Duţă-Cornescu G, Stoian V, Stanciu F, Simon-Gruiţă A, Rodewald A. Proceedings GSP 2005 – International Workshop on Genomic Signal Processing; p.143-148.
Abstract:
The genetic discipline cannot be uncoupled from bio-statistics, the tools to handle and analyze the large amount of data that are obtained from DNA, RNA and protein projects. The mathematics and bio-statistics give the genetic researcher the possibility to understand the genetic data, to interpret and to obtain maximum results from minimum data. The human race is characterized by variability, by polymorphisms. A polymorphism is a mendelian character which is present in at least two phenotypes in population, from which none is rare (i.e. none appears with a frequency lower then 1%-2%). At the beginning the protein polymorphisms were used in population genetic studies, but there relatively low variability and the need of large amounts of biologic material made them hard to use in large scale genetic analysis. In 1978 the first DNA polymorphism was discovered (the B – globin gene). After that a cascade of types of DNA markers came, RFLP (Restriction Fragment Length Polymorphism), VNTR (Variable Number Tandem Repeats) and STR (Short Tandem Repeats), and the analysis of the genetic structure of human populations became easy, the challenging part for a biologist being now the interpretation, the formulation of an equation in which all the data to be present This was possible by creating a mathematical model, a representation of the biological processes, in which both observed laboratory data and expected data are described in quantitative way.

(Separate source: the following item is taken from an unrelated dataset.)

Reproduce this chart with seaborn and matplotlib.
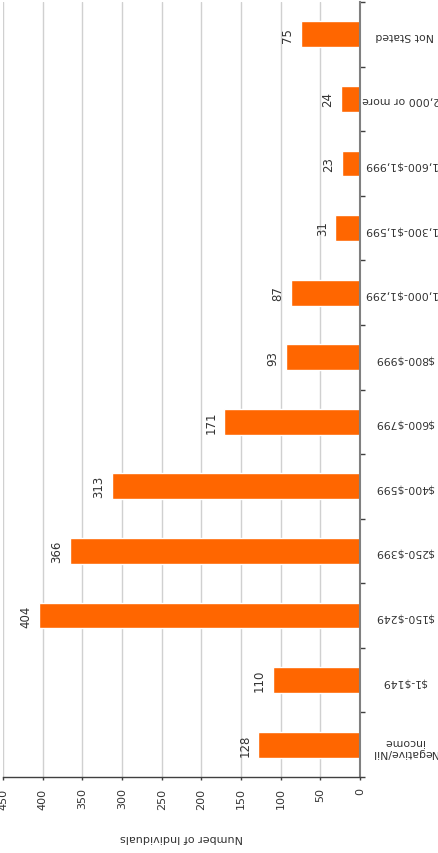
import matplotlib
matplotlib.use("Agg")
import matplotlib.pyplot as plt
import seaborn as sns
import numpy as np
import pandas as pd

categories = ["Negative/Nil\nincome", "$1-$149", "$150-$249", "$250-$399", "$400-$599",
              "$600-$799", "$800-$999", "$1,000-$1,299", "$1,300-$1,599",
              "$1,600-$1,999", "$2,000 or more", "Not Stated"]
counts = [128, 110, 404, 366, 313, 171, 93, 87, 31, 23, 24, 75]
x_ticks = [0, 50, 100, 150, 200, 250, 300, 350, 400, 450]
x_label = "Number of Individuals"

sns.set_style("white")
plt.rcParams['font.family'] = ['DejaVu Sans']
plt.rcParams['text.parse_math'] = False

df = pd.DataFrame({"category": categories, "count": counts})
order = categories[::-1]

fig = plt.figure(figsize=(4.38, 8.54), dpi=100)
ax = fig.add_axes([3/438, 76/854, 357/438, 775/854])

sns.barplot(data=df, x="count", y="category", order=order, orient="h",
            color="#FF6600", saturation=1, width=0.4, ax=ax)

ax.set_xlim(450, 0)
ax.set_ylim(11.5, -0.5)
ax.set_xticks(x_ticks)
ax.grid(axis="x", color="#d0d0d0", lw=1)
ax.grid(axis="y", visible=False)
ax.set_axisbelow(True)

for s in ["left", "top"]:
    ax.spines[s].set_visible(False)
ax.spines["right"].set_visible(True)
ax.spines["right"].set_color("#808080")
ax.spines["right"].set_linewidth(1.5)
ax.spines["bottom"].set_color("#404040")
ax.spines["bottom"].set_linewidth(1)

# y axis on the right
ax.yaxis.tick_right()
ax.set_ylabel("")
ax.tick_params(axis="y", which="major", length=0, pad=32, labelsize=7.8,
               labelcolor="#333333", labelrotation=180, right=True, left=False)
ax.set_yticks(range(len(order)))
ax.set_yticklabels(order, parse_math=False)
for lbl in ax.get_yticklabels():
    lbl.set_ha("center")
    lbl.set_multialignment("center")
ax.set_yticks(np.arange(-0.5, 12, 1), minor=True)
ax.tick_params(axis="y", which="minor", length=3.6, width=1, color="#404040",
               right=True, left=False)

# x axis
ax.tick_params(axis="x", length=2.5, width=1, color="#404040", pad=5,
               labelsize=8, labelcolor="#333333", labelrotation=90, bottom=True)
ax.set_xlabel(x_label, rotation=180, fontsize=8, color="#333333", va="center")
ax.xaxis.set_label_coords(0.5, -60/775)

# value labels
for pos, cat in enumerate(order):
    v = counts[categories.index(cat)]
    ax.annotate(str(v), xy=(v, pos), xytext=(-9.5, 0), textcoords="offset points",
                rotation=90, ha="center", va="center", fontsize=8.5, color="#333333")

fig.savefig("out.png", dpi=100)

In this paper, the authors present a large picture of how mathematics and statistic help a researcher to give a meaning of his genetic observation. We used the polymorphism of two proteins (Haptoglobin and Transferrin) and two STR – DNA markers to make a population survey and to compare the genetic structure of Romanian population with other European and non-European population. The data were interpreted in statistical method, under Hardy-Weinberg condition, using X tests. Also, using several other STR DNA markers and math methods we exemplify bow linkage analysis can be a powerful tool for prenatal diagnostic of different genetic disorders and for finding new genes.